== EXERCISE ==
Extract only the first line of the listing and every line after it up to and including the one with "const resistanceLevels = [1767, 1679];". Omit the pictures.

== MATERIAL ==
## start

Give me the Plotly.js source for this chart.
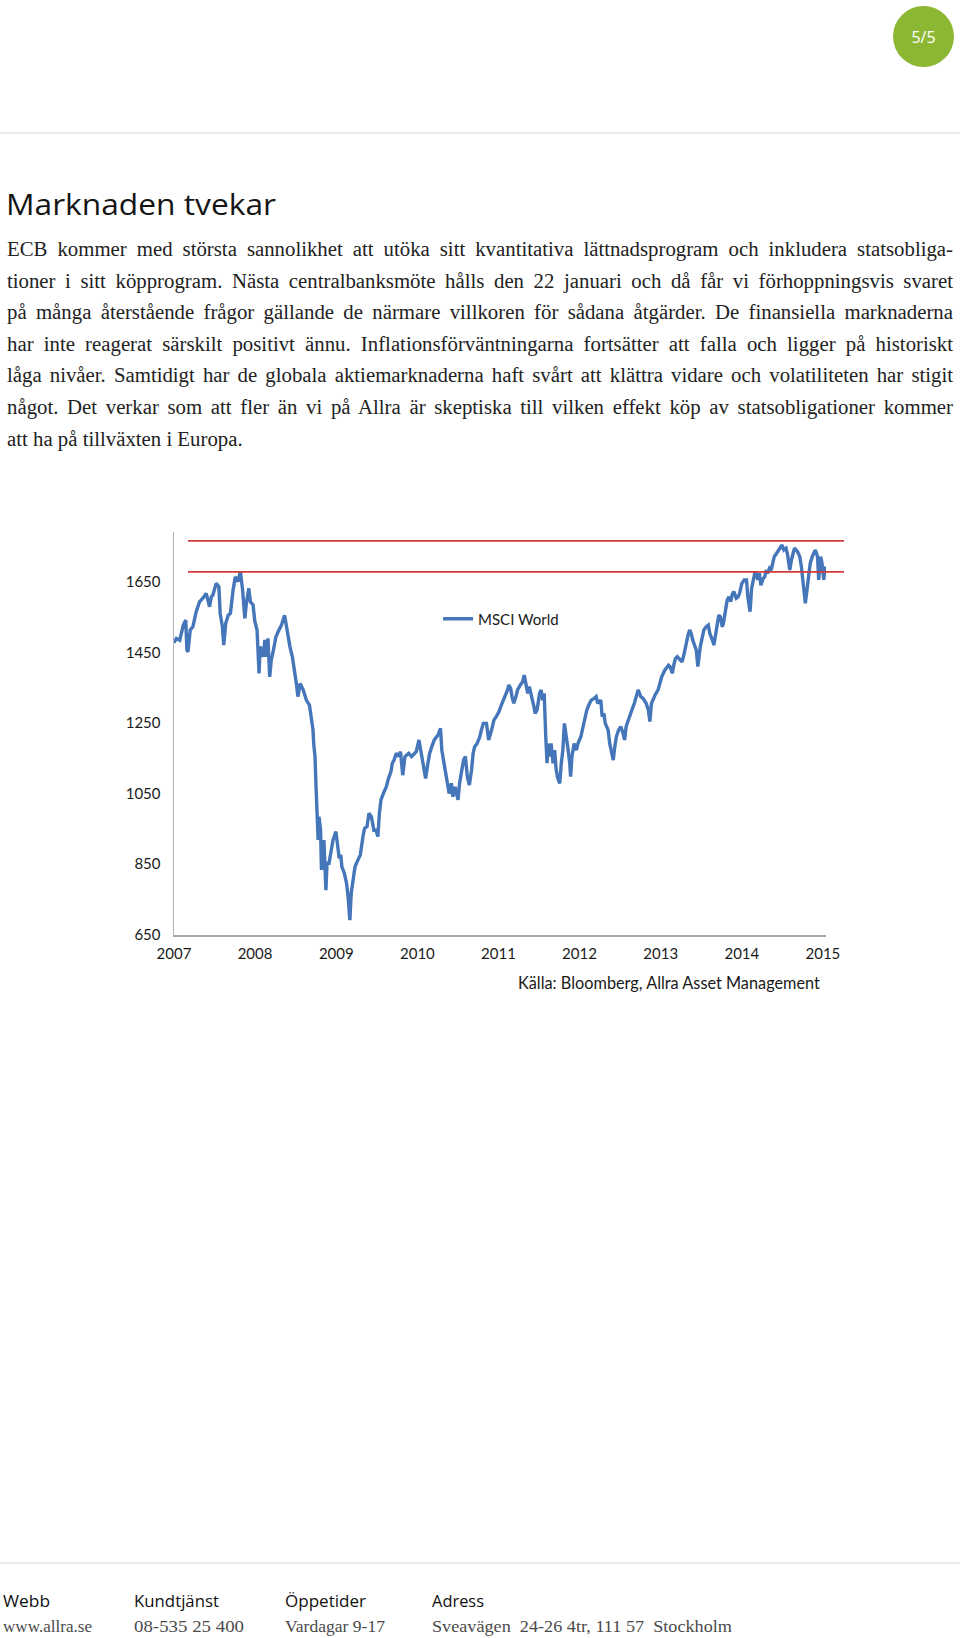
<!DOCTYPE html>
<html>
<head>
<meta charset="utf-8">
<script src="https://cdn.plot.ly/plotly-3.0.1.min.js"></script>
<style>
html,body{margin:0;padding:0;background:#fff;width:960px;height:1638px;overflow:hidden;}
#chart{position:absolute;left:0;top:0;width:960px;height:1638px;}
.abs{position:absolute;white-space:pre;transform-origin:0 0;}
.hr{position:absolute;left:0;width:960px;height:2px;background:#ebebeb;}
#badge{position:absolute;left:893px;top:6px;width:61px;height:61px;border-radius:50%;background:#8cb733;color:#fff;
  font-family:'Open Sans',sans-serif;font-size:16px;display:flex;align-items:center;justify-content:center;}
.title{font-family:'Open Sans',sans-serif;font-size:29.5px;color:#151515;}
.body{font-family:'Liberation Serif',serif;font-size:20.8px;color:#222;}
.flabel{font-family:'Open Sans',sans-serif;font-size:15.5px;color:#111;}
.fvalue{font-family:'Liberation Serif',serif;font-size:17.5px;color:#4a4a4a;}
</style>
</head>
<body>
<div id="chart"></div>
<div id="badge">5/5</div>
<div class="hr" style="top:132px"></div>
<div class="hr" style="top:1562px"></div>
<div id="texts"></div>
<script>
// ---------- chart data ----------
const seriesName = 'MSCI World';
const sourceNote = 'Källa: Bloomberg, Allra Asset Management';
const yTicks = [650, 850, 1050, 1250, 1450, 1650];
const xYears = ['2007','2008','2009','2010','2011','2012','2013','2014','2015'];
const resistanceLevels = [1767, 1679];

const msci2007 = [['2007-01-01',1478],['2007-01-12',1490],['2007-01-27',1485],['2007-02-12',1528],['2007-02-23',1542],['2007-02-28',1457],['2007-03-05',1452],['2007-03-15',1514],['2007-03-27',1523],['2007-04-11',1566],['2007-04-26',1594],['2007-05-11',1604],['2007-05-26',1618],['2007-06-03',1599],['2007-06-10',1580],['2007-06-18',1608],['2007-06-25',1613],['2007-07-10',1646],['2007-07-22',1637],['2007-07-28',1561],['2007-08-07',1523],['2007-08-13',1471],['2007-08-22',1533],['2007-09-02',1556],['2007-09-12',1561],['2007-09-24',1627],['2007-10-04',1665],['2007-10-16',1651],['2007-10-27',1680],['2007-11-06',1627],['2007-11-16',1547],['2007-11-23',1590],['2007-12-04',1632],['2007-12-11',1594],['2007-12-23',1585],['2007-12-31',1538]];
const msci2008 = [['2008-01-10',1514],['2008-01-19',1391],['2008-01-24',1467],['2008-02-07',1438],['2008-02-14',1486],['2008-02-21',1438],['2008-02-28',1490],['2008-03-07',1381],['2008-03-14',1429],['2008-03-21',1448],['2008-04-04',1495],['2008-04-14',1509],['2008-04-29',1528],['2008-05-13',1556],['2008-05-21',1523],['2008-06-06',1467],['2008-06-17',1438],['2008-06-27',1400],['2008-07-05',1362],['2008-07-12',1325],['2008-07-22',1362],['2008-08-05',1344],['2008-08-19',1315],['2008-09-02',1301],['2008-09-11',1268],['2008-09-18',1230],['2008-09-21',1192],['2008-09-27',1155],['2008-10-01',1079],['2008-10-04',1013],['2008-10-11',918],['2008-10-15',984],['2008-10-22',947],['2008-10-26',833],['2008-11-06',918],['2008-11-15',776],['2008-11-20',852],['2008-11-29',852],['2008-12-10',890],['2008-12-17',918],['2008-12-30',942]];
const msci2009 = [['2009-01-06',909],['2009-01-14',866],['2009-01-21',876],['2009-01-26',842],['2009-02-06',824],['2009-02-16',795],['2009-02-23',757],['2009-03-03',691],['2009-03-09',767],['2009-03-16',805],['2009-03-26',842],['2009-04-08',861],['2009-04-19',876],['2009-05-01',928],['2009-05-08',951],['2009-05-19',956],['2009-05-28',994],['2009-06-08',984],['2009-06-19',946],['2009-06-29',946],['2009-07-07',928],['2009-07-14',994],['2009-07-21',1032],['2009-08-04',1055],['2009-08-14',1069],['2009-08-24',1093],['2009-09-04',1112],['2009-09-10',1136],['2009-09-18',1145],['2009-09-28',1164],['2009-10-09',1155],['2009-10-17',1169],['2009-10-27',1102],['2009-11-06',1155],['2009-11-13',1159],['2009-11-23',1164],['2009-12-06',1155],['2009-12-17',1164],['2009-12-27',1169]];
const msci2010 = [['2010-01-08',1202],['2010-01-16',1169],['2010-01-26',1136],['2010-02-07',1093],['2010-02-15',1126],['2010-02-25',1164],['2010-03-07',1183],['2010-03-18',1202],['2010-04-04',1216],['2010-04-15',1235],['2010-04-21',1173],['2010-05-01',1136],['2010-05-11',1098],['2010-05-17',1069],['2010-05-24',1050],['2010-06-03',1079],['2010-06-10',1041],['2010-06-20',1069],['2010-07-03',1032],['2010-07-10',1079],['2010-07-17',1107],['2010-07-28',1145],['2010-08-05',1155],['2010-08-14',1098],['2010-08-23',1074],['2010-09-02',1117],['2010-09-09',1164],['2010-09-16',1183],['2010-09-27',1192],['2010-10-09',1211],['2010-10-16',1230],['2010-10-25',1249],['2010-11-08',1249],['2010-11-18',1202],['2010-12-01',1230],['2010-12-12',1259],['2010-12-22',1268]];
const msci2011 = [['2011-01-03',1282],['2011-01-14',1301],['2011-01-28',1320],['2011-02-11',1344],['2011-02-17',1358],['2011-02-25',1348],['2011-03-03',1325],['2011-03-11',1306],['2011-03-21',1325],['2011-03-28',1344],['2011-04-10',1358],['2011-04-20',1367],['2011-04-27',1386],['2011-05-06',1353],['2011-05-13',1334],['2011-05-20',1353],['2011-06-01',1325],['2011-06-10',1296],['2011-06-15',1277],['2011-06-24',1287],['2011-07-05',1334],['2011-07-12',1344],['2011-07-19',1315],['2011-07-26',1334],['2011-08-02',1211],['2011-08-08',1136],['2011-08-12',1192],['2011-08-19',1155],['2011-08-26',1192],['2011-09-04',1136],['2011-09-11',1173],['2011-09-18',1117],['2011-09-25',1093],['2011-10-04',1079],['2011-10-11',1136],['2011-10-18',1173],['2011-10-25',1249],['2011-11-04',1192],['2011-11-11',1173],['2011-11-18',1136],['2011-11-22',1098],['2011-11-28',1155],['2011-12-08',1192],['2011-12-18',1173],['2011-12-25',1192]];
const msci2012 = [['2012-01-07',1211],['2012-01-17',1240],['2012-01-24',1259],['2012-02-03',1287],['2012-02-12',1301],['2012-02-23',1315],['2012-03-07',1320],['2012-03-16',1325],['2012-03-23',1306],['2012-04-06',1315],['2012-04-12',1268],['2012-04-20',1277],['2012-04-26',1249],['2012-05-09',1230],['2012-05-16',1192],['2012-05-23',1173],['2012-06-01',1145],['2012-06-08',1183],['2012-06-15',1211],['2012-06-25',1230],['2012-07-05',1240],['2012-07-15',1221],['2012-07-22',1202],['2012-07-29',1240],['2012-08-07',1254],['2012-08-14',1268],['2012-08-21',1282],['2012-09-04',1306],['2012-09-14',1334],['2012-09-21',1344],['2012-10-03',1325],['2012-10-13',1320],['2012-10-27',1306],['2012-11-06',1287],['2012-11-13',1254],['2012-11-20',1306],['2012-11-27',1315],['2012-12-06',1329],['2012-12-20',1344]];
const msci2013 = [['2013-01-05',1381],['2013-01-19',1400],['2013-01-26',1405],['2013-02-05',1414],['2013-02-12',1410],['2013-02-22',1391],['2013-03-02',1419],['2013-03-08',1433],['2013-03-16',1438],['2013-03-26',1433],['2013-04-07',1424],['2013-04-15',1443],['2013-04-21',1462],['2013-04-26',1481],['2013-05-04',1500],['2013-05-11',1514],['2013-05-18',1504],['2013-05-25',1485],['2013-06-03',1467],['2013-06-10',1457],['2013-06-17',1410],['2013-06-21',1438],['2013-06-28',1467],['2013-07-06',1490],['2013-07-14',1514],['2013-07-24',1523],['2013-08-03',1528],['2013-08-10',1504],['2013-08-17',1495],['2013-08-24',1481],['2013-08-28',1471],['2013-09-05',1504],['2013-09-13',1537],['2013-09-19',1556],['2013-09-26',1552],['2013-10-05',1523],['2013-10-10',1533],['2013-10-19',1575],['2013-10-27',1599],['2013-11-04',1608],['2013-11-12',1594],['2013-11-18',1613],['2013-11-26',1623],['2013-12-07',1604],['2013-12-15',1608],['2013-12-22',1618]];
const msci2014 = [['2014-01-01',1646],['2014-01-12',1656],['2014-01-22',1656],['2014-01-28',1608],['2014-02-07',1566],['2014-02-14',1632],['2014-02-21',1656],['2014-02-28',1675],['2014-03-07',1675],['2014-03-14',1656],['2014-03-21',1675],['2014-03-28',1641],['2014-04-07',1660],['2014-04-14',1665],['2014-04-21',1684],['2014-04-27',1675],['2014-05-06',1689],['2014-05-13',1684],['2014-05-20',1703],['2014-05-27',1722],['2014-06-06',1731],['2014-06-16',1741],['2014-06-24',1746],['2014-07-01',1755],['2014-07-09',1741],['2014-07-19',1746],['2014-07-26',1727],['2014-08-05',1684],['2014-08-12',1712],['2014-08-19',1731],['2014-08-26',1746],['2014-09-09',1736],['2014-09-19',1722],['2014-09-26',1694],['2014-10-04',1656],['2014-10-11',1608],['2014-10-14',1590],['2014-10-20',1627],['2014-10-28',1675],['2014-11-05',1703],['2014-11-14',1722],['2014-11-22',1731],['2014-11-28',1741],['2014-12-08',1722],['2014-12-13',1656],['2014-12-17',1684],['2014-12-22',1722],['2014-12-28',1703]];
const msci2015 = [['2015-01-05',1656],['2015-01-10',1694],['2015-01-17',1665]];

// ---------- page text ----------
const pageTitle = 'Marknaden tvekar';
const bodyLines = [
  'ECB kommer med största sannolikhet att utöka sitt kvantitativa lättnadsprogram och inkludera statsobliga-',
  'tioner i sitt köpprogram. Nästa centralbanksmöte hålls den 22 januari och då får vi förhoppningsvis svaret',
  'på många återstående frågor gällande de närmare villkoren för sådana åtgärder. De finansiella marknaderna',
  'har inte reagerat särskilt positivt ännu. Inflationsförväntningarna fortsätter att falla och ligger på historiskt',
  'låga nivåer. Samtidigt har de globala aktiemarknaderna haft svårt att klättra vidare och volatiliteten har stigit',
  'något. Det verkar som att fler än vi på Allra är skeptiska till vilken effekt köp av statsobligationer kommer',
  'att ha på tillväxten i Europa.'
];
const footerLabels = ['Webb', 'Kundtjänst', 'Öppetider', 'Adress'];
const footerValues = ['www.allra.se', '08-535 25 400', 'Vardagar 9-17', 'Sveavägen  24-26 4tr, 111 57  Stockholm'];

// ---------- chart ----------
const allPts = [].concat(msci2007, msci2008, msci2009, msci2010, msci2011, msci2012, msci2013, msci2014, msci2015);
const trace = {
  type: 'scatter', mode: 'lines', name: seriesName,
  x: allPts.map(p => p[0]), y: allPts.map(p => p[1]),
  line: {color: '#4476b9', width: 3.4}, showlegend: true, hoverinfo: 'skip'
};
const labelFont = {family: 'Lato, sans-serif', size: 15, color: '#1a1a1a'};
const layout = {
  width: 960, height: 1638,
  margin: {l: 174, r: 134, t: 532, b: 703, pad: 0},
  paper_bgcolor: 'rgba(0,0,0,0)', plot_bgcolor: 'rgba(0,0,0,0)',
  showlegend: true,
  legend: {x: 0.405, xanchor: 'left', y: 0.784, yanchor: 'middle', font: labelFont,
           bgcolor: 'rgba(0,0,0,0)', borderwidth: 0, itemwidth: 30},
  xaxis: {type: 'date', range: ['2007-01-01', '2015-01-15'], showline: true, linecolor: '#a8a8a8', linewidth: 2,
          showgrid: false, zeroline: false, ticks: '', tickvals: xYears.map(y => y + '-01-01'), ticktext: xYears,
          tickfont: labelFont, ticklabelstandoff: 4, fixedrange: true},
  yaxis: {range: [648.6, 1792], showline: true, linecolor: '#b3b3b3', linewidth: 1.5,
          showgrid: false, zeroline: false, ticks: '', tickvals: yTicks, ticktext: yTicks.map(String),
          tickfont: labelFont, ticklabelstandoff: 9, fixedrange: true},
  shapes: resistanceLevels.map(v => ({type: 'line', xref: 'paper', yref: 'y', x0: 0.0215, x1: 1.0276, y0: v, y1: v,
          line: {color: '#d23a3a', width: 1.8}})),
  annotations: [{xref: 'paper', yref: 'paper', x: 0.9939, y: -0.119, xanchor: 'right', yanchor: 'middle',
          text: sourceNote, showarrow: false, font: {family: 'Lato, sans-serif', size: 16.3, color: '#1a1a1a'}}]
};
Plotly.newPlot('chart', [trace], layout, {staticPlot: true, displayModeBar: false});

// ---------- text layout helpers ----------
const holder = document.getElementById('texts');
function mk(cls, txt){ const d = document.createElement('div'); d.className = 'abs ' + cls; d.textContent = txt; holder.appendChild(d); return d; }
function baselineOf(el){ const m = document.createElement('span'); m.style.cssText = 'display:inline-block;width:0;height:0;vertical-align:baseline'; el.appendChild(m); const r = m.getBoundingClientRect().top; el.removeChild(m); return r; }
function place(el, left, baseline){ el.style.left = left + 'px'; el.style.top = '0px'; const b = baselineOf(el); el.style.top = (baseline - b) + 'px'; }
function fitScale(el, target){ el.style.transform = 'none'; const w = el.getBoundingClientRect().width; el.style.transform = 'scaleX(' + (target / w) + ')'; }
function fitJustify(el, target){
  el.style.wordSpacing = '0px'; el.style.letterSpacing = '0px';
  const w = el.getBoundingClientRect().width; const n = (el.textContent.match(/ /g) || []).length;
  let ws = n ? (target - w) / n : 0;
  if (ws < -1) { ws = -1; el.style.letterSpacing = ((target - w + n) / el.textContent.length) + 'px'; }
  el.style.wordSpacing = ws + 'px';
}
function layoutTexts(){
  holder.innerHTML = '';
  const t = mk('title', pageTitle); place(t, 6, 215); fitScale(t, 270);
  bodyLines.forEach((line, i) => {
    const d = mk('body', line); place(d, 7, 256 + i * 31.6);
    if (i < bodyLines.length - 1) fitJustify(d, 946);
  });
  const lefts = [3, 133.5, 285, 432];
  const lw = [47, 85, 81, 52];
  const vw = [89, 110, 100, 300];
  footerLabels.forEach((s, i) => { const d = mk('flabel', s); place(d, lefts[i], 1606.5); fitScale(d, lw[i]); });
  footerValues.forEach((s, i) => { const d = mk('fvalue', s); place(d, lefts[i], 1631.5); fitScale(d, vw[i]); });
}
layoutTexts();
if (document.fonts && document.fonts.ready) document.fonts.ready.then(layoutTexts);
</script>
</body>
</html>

## end

== PROBLEM SOLUTION ==
Give me the Plotly.js source for this chart.
<!DOCTYPE html>
<html>
<head>
<meta charset="utf-8">
<script src="https://cdn.plot.ly/plotly-3.0.1.min.js"></script>
<style>
html,body{margin:0;padding:0;background:#fff;width:960px;height:1638px;overflow:hidden;}
#chart{position:absolute;left:0;top:0;width:960px;height:1638px;}
.abs{position:absolute;white-space:pre;transform-origin:0 0;}
.hr{position:absolute;left:0;width:960px;height:2px;background:#ebebeb;}
#badge{position:absolute;left:893px;top:6px;width:61px;height:61px;border-radius:50%;background:#8cb733;color:#fff;
  font-family:'Open Sans',sans-serif;font-size:16px;display:flex;align-items:center;justify-content:center;}
.title{font-family:'Open Sans',sans-serif;font-size:29.5px;color:#151515;}
.body{font-family:'Liberation Serif',serif;font-size:20.8px;color:#222;}
.flabel{font-family:'Open Sans',sans-serif;font-size:15.5px;color:#111;}
.fvalue{font-family:'Liberation Serif',serif;font-size:17.5px;color:#4a4a4a;}
</style>
</head>
<body>
<div id="chart"></div>
<div id="badge">5/5</div>
<div class="hr" style="top:132px"></div>
<div class="hr" style="top:1562px"></div>
<div id="texts"></div>
<script>
// ---------- chart data ----------
const seriesName = 'MSCI World';
const sourceNote = 'Källa: Bloomberg, Allra Asset Management';
const yTicks = [650, 850, 1050, 1250, 1450, 1650];
const xYears = ['2007','2008','2009','2010','2011','2012','2013','2014','2015'];
const resistanceLevels = [1767, 1679];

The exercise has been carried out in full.